### Work to complete
Transcribe the listing below word for word.

### Given information
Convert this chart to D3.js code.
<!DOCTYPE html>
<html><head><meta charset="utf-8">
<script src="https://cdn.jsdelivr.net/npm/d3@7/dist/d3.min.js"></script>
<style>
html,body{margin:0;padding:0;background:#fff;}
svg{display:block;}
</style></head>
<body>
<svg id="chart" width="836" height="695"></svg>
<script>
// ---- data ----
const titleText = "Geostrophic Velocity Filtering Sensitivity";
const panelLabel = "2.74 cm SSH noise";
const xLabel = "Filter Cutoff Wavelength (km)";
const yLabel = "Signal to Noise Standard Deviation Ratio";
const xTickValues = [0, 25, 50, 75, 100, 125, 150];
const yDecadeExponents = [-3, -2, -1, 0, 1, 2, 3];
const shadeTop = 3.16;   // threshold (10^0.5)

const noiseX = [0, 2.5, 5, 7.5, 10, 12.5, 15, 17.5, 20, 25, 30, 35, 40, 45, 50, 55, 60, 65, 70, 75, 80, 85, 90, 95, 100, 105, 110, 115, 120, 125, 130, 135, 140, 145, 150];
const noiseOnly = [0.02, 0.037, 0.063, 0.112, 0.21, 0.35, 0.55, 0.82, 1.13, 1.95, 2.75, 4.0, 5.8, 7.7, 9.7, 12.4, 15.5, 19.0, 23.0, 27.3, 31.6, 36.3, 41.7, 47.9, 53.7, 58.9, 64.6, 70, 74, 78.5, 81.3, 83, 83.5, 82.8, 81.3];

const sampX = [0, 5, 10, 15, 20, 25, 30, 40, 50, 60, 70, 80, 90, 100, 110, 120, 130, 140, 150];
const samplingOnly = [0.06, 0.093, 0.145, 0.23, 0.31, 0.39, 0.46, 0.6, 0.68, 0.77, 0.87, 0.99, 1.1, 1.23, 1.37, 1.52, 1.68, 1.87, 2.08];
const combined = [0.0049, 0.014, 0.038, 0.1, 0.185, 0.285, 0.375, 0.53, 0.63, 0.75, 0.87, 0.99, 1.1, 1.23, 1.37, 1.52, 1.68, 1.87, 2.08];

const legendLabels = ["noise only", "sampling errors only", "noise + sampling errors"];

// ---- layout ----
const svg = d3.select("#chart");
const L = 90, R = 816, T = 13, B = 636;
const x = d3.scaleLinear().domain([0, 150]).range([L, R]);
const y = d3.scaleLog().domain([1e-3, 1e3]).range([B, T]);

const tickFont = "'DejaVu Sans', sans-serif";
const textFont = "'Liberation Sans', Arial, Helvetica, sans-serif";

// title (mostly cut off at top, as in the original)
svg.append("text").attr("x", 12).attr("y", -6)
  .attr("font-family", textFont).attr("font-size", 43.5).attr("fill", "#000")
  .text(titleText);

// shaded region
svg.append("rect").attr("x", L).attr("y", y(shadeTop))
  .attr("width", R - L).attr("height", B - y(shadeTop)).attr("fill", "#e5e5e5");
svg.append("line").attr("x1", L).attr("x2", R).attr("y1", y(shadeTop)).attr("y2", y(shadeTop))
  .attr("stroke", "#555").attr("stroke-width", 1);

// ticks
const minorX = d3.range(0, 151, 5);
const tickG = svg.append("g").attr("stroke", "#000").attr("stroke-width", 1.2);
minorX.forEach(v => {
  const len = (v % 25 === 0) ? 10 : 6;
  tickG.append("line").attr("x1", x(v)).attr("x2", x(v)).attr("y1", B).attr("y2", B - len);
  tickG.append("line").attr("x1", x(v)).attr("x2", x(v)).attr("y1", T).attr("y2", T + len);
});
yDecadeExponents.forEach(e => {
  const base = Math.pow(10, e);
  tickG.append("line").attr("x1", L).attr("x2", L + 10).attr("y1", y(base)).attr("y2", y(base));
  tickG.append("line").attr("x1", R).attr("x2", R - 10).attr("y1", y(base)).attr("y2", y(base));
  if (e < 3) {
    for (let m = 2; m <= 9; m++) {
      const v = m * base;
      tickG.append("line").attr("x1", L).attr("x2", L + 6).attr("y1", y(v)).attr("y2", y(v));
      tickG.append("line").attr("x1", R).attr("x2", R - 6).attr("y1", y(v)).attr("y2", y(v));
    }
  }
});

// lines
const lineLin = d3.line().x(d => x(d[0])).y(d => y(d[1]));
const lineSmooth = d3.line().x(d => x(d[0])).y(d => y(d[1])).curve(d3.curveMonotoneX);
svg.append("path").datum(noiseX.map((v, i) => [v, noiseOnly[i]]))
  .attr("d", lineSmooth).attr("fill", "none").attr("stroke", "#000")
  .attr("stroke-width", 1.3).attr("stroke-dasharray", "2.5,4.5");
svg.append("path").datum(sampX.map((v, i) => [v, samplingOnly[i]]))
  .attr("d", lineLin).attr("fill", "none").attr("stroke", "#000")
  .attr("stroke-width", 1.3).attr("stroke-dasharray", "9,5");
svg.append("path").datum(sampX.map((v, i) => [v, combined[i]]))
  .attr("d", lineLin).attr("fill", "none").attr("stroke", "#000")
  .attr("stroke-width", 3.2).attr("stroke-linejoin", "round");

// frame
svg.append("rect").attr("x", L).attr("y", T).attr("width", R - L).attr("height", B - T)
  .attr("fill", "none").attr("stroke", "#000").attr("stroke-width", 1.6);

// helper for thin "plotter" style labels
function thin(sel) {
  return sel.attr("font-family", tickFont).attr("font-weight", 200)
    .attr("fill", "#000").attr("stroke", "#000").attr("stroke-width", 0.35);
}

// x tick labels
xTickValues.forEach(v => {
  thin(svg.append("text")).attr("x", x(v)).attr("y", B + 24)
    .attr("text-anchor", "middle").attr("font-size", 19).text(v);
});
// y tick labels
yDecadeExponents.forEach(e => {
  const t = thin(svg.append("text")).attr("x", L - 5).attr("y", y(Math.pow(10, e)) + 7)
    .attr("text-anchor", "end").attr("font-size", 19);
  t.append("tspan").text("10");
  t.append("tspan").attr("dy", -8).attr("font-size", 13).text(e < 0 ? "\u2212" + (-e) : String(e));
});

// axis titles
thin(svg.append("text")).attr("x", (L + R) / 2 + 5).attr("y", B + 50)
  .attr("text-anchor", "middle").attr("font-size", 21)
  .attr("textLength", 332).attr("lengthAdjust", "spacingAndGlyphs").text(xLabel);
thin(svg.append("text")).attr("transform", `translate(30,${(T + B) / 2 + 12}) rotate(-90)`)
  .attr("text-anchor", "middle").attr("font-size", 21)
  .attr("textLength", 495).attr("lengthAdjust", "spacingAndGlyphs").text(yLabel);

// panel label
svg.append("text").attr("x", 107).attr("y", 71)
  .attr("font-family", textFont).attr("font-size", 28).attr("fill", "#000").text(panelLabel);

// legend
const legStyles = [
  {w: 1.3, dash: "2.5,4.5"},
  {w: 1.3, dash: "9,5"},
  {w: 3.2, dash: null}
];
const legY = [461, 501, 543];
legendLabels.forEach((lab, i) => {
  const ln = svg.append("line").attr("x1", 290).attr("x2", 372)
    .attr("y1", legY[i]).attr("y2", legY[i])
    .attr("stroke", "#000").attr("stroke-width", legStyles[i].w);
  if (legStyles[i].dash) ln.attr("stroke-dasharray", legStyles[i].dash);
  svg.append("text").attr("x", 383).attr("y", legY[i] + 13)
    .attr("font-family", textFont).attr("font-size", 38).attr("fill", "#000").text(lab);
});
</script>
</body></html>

### Output for this exercise
Convert this chart to D3.js code.
<!DOCTYPE html>
<html><head><meta charset="utf-8">
<script src="https://cdn.jsdelivr.net/npm/d3@7/dist/d3.min.js"></script>
<style>
html,body{margin:0;padding:0;background:#fff;}
svg{display:block;}
</style></head>
<body>
<svg id="chart" width="836" height="695"></svg>
<script>
// ---- data ----
const titleText = "Geostrophic Velocity Filtering Sensitivity";
const panelLabel = "2.74 cm SSH noise";
const xLabel = "Filter Cutoff Wavelength (km)";
const yLabel = "Signal to Noise Standard Deviation Ratio";
const xTickValues = [0, 25, 50, 75, 100, 125, 150];
const yDecadeExponents = [-3, -2, -1, 0, 1, 2, 3];
const shadeTop = 3.16;   // threshold (10^0.5)

const noiseX = [0, 2.5, 5, 7.5, 10, 12.5, 15, 17.5, 20, 25, 30, 35, 40, 45, 50, 55, 60, 65, 70, 75, 80, 85, 90, 95, 100, 105, 110, 115, 120, 125, 130, 135, 140, 145, 150];
const noiseOnly = [0.02, 0.037, 0.063, 0.112, 0.21, 0.35, 0.55, 0.82, 1.13, 1.95, 2.75, 4.0, 5.8, 7.7, 9.7, 12.4, 15.5, 19.0, 23.0, 27.3, 31.6, 36.3, 41.7, 47.9, 53.7, 58.9, 64.6, 70, 74, 78.5, 81.3, 83, 83.5, 82.8, 81.3];

const sampX = [0, 5, 10, 15, 20, 25, 30, 40, 50, 60, 70, 80, 90, 100, 110, 120, 130, 140, 150];
const samplingOnly = [0.06, 0.093, 0.145, 0.23, 0.31, 0.39, 0.46, 0.6, 0.68, 0.77, 0.87, 0.99, 1.1, 1.23, 1.37, 1.52, 1.68, 1.87, 2.08];
const combined = [0.0049, 0.014, 0.038, 0.1, 0.185, 0.285, 0.375, 0.53, 0.63, 0.75, 0.87, 0.99, 1.1, 1.23, 1.37, 1.52, 1.68, 1.87, 2.08];

const legendLabels = ["noise only", "sampling errors only", "noise + sampling errors"];

// ---- layout ----
const svg = d3.select("#chart");
const L = 90, R = 816, T = 13, B = 636;
const x = d3.scaleLinear().domain([0, 150]).range([L, R]);
const y = d3.scaleLog().domain([1e-3, 1e3]).range([B, T]);

const tickFont = "'DejaVu Sans', sans-serif";
const textFont = "'Liberation Sans', Arial, Helvetica, sans-serif";

// title (mostly cut off at top, as in the original)
svg.append("text").attr("x", 12).attr("y", -6)
  .attr("font-family", textFont).attr("font-size", 43.5).attr("fill", "#000")
  .text(titleText);

// shaded region
svg.append("rect").attr("x", L).attr("y", y(shadeTop))
  .attr("width", R - L).attr("height", B - y(shadeTop)).attr("fill", "#e5e5e5");
svg.append("line").attr("x1", L).attr("x2", R).attr("y1", y(shadeTop)).attr("y2", y(shadeTop))
  .attr("stroke", "#555").attr("stroke-width", 1);

// ticks
const minorX = d3.range(0, 151, 5);
const tickG = svg.append("g").attr("stroke", "#000").attr("stroke-width", 1.2);
minorX.forEach(v => {
  const len = (v % 25 === 0) ? 10 : 6;
  tickG.append("line").attr("x1", x(v)).attr("x2", x(v)).attr("y1", B).attr("y2", B - len);
  tickG.append("line").attr("x1", x(v)).attr("x2", x(v)).attr("y1", T).attr("y2", T + len);
});
yDecadeExponents.forEach(e => {
  const base = Math.pow(10, e);
  tickG.append("line").attr("x1", L).attr("x2", L + 10).attr("y1", y(base)).attr("y2", y(base));
  tickG.append("line").attr("x1", R).attr("x2", R - 10).attr("y1", y(base)).attr("y2", y(base));
  if (e < 3) {
    for (let m = 2; m <= 9; m++) {
      const v = m * base;
      tickG.append("line").attr("x1", L).attr("x2", L + 6).attr("y1", y(v)).attr("y2", y(v));
      tickG.append("line").attr("x1", R).attr("x2", R - 6).attr("y1", y(v)).attr("y2", y(v));
    }
  }
});

// lines
const lineLin = d3.line().x(d => x(d[0])).y(d => y(d[1]));
const lineSmooth = d3.line().x(d => x(d[0])).y(d => y(d[1])).curve(d3.curveMonotoneX);
svg.append("path").datum(noiseX.map((v, i) => [v, noiseOnly[i]]))
  .attr("d", lineSmooth).attr("fill", "none").attr("stroke", "#000")
  .attr("stroke-width", 1.3).attr("stroke-dasharray", "2.5,4.5");
svg.append("path").datum(sampX.map((v, i) => [v, samplingOnly[i]]))
  .attr("d", lineLin).attr("fill", "none").attr("stroke", "#000")
  .attr("stroke-width", 1.3).attr("stroke-dasharray", "9,5");
svg.append("path").datum(sampX.map((v, i) => [v, combined[i]]))
  .attr("d", lineLin).attr("fill", "none").attr("stroke", "#000")
  .attr("stroke-width", 3.2).attr("stroke-linejoin", "round");

// frame
svg.append("rect").attr("x", L).attr("y", T).attr("width", R - L).attr("height", B - T)
  .attr("fill", "none").attr("stroke", "#000").attr("stroke-width", 1.6);

// helper for thin "plotter" style labels
function thin(sel) {
  return sel.attr("font-family", tickFont).attr("font-weight", 200)
    .attr("fill", "#000").attr("stroke", "#000").attr("stroke-width", 0.35);
}

// x tick labels
xTickValues.forEach(v => {
  thin(svg.append("text")).attr("x", x(v)).attr("y", B + 24)
    .attr("text-anchor", "middle").attr("font-size", 19).text(v);
});
// y tick labels
yDecadeExponents.forEach(e => {
  const t = thin(svg.append("text")).attr("x", L - 5).attr("y", y(Math.pow(10, e)) + 7)
    .attr("text-anchor", "end").attr("font-size", 19);
  t.append("tspan").text("10");
  t.append("tspan").attr("dy", -8).attr("font-size", 13).text(e < 0 ? "\u2212" + (-e) : String(e));
});

// axis titles
thin(svg.append("text")).attr("x", (L + R) / 2 + 5).attr("y", B + 50)
  .attr("text-anchor", "middle").attr("font-size", 21)
  .attr("textLength", 332).attr("lengthAdjust", "spacingAndGlyphs").text(xLabel);
thin(svg.append("text")).attr("transform", `translate(30,${(T + B) / 2 + 12}) rotate(-90)`)
  .attr("text-anchor", "middle").attr("font-size", 21)
  .attr("textLength", 495).attr("lengthAdjust", "spacingAndGlyphs").text(yLabel);

// panel label
svg.append("text").attr("x", 107).attr("y", 71)
  .attr("font-family", textFont).attr("font-size", 28).attr("fill", "#000").text(panelLabel);

// legend
const legStyles = [
  {w: 1.3, dash: "2.5,4.5"},
  {w: 1.3, dash: "9,5"},
  {w: 3.2, dash: null}
];
const legY = [461, 501, 543];
legendLabels.forEach((lab, i) => {
  const ln = svg.append("line").attr("x1", 290).attr("x2", 372)
    .attr("y1", legY[i]).attr("y2", legY[i])
    .attr("stroke", "#000").attr("stroke-width", legStyles[i].w);
  if (legStyles[i].dash) ln.attr("stroke-dasharray", legStyles[i].dash);
  svg.append("text").attr("x", 383).attr("y", legY[i] + 13)
    .attr("font-family", textFont).attr("font-size", 38).attr("fill", "#000").text(lab);
});
</script>
</body></html>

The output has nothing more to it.